SET TASK →
Look at the data below and print exactly the lines from its first line through the line with "plt.rcParams['font.family'] = ['Liberation"; the pictures stay out of the copy.
☆ ☆ ☆ ☆ ☆
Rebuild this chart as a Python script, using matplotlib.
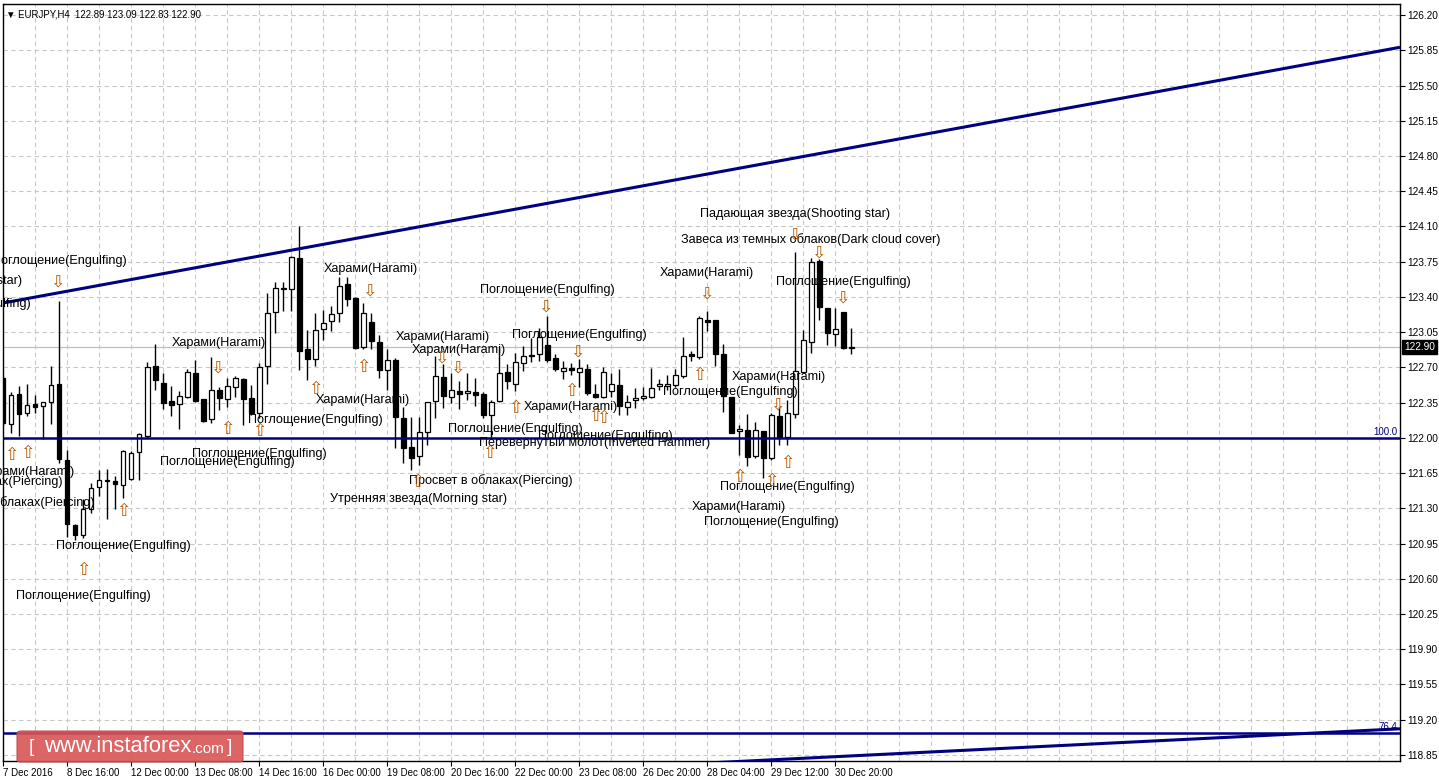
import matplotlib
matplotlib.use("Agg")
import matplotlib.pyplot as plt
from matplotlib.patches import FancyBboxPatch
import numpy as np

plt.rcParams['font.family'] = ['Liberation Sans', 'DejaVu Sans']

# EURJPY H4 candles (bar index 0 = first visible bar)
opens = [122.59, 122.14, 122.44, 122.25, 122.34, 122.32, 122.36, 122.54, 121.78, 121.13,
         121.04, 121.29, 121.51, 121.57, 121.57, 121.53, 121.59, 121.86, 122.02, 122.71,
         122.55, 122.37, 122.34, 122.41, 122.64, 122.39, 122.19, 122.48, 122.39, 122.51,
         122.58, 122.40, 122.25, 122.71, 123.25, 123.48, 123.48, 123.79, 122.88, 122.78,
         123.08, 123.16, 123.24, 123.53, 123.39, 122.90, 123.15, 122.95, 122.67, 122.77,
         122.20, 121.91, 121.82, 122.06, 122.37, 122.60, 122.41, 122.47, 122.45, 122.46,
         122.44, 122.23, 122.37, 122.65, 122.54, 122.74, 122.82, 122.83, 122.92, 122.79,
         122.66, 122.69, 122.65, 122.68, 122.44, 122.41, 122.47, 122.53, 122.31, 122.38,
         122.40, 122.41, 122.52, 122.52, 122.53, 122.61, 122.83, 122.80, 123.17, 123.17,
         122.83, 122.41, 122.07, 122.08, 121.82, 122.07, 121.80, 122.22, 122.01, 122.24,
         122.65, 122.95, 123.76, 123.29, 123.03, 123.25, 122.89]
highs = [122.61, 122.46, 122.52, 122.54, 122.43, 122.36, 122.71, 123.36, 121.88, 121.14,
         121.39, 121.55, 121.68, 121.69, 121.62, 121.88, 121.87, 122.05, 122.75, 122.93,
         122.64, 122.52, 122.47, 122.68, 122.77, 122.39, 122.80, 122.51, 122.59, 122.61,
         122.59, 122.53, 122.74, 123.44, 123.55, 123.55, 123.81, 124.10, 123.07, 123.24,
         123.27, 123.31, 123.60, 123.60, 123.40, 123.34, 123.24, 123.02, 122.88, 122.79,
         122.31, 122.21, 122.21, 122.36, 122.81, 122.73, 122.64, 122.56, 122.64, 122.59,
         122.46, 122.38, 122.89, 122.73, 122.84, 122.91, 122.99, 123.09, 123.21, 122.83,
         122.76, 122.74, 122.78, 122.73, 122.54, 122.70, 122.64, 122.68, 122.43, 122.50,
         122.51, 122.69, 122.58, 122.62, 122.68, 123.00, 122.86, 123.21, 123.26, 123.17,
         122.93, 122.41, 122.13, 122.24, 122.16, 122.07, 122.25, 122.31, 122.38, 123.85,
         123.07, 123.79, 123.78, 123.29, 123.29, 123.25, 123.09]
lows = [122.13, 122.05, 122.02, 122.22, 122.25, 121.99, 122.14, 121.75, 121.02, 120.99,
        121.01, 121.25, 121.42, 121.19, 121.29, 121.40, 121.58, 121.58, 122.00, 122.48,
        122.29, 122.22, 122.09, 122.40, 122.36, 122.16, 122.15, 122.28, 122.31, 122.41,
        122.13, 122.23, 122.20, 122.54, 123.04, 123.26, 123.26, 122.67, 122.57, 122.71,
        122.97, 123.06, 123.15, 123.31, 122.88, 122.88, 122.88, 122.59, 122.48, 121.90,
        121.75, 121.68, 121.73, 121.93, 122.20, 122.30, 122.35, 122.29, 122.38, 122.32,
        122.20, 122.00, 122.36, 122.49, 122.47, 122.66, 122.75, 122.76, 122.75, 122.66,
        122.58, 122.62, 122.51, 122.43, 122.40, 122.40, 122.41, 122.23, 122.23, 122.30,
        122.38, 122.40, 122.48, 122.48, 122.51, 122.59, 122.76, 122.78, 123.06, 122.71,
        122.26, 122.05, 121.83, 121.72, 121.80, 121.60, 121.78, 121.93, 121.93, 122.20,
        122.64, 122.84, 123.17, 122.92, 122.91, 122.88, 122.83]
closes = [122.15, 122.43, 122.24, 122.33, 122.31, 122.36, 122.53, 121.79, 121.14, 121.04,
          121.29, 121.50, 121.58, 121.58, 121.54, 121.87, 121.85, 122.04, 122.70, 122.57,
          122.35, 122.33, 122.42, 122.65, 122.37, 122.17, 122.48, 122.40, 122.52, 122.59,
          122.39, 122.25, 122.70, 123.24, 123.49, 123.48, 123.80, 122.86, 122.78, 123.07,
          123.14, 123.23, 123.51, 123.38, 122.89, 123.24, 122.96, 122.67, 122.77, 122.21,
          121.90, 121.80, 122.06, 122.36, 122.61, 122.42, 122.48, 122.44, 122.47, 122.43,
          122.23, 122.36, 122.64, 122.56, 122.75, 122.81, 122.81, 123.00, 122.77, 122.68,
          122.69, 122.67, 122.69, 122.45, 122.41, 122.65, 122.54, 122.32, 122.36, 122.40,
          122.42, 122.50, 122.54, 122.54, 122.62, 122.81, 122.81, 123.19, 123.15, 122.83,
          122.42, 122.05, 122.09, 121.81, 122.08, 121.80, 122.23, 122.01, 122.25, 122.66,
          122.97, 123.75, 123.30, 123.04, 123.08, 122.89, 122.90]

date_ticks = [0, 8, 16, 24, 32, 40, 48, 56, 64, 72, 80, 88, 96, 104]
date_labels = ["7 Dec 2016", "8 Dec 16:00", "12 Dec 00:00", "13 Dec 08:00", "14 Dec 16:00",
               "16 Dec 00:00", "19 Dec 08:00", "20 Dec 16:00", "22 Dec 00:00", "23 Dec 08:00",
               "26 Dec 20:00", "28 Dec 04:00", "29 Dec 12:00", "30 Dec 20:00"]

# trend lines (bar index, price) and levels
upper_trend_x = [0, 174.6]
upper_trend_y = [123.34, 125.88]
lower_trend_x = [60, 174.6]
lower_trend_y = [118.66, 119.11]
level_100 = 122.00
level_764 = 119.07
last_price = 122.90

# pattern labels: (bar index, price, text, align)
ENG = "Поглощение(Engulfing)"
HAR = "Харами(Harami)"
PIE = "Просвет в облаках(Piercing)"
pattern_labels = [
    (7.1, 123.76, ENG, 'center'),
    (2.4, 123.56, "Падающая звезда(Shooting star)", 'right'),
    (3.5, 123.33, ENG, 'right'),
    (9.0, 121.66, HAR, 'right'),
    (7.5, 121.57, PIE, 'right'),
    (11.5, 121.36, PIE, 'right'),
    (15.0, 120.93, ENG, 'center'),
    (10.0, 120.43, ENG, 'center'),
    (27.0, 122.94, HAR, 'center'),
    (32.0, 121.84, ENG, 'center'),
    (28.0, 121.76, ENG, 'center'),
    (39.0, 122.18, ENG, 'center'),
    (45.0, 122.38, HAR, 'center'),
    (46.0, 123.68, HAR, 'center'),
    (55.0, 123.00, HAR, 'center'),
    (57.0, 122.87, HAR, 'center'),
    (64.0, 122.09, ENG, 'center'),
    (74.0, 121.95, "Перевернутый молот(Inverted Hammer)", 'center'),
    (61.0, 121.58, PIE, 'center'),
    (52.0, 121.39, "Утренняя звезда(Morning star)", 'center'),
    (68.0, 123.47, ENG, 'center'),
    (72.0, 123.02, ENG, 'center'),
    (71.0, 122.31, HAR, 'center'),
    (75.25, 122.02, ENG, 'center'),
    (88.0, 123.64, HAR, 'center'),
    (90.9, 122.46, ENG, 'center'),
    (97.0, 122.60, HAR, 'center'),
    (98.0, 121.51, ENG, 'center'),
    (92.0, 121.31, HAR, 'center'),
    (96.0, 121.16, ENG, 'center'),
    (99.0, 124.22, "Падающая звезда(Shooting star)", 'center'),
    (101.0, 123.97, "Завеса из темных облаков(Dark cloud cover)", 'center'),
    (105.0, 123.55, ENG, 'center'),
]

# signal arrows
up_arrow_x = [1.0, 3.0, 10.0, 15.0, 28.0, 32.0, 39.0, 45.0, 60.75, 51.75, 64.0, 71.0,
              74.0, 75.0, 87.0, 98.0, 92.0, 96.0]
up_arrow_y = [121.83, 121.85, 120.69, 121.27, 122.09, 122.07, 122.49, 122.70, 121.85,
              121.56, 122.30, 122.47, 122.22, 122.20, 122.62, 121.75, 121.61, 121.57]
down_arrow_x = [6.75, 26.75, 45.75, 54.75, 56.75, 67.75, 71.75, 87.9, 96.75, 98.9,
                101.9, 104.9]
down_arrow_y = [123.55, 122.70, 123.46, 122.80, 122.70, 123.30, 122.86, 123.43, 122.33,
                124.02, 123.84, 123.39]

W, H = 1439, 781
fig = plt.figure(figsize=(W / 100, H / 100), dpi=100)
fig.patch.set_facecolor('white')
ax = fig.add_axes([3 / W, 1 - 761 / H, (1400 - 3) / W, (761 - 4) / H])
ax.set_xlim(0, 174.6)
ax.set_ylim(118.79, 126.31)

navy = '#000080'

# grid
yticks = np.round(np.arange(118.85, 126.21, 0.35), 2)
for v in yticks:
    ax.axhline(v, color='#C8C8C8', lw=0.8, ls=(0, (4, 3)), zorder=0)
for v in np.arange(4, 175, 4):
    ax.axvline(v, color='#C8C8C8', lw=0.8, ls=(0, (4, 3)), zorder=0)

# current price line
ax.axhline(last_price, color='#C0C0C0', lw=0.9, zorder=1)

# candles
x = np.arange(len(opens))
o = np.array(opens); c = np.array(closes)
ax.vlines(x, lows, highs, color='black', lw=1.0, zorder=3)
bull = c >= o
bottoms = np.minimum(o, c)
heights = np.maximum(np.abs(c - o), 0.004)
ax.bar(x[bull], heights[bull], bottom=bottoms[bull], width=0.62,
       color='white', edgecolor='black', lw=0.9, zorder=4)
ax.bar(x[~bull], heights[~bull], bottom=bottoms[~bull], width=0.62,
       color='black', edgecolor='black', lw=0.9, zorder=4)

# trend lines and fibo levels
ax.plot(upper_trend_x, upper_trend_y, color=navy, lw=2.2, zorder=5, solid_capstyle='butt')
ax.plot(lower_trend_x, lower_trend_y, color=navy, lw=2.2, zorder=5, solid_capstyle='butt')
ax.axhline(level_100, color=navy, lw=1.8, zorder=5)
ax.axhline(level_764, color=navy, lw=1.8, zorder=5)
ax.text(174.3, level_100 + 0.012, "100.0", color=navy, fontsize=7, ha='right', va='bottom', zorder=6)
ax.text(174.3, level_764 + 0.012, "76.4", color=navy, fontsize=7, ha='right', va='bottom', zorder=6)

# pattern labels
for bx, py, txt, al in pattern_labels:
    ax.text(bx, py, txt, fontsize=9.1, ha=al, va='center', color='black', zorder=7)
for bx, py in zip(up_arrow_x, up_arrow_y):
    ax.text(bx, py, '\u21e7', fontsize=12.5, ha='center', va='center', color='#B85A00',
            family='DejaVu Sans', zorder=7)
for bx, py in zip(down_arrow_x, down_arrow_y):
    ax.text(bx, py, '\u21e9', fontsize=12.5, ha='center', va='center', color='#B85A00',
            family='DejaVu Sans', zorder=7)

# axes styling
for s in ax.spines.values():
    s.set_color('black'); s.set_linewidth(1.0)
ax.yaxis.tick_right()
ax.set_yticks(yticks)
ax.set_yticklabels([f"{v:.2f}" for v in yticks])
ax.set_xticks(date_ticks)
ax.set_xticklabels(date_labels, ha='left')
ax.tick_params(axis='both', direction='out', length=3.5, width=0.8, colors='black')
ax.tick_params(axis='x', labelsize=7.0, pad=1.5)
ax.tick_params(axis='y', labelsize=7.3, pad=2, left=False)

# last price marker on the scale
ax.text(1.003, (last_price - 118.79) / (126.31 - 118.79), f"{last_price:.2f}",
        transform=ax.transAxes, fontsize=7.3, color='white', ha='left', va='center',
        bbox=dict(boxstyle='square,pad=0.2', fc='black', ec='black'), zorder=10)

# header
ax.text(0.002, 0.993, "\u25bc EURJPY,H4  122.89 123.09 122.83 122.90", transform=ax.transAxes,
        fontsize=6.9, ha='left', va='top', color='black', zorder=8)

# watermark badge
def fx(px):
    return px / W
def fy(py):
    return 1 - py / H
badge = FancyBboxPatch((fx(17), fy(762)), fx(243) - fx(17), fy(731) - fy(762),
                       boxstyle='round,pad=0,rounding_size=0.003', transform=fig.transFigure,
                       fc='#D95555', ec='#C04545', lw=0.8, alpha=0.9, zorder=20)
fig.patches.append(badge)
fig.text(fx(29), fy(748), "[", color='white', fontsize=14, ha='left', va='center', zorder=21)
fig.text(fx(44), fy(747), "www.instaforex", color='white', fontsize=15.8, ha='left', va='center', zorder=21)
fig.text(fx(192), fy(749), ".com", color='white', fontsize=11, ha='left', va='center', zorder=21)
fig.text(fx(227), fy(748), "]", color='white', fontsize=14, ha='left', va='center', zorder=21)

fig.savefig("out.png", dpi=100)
☆ ☆ ☆ ☆ ☆
WORKED ANSWER →
Rebuild this chart as a Python script, using matplotlib.
import matplotlib
matplotlib.use("Agg")
import matplotlib.pyplot as plt
from matplotlib.patches import FancyBboxPatch
import numpy as np

plt.rcParams['font.family'] = ['Liberation Sans', 'DejaVu Sans']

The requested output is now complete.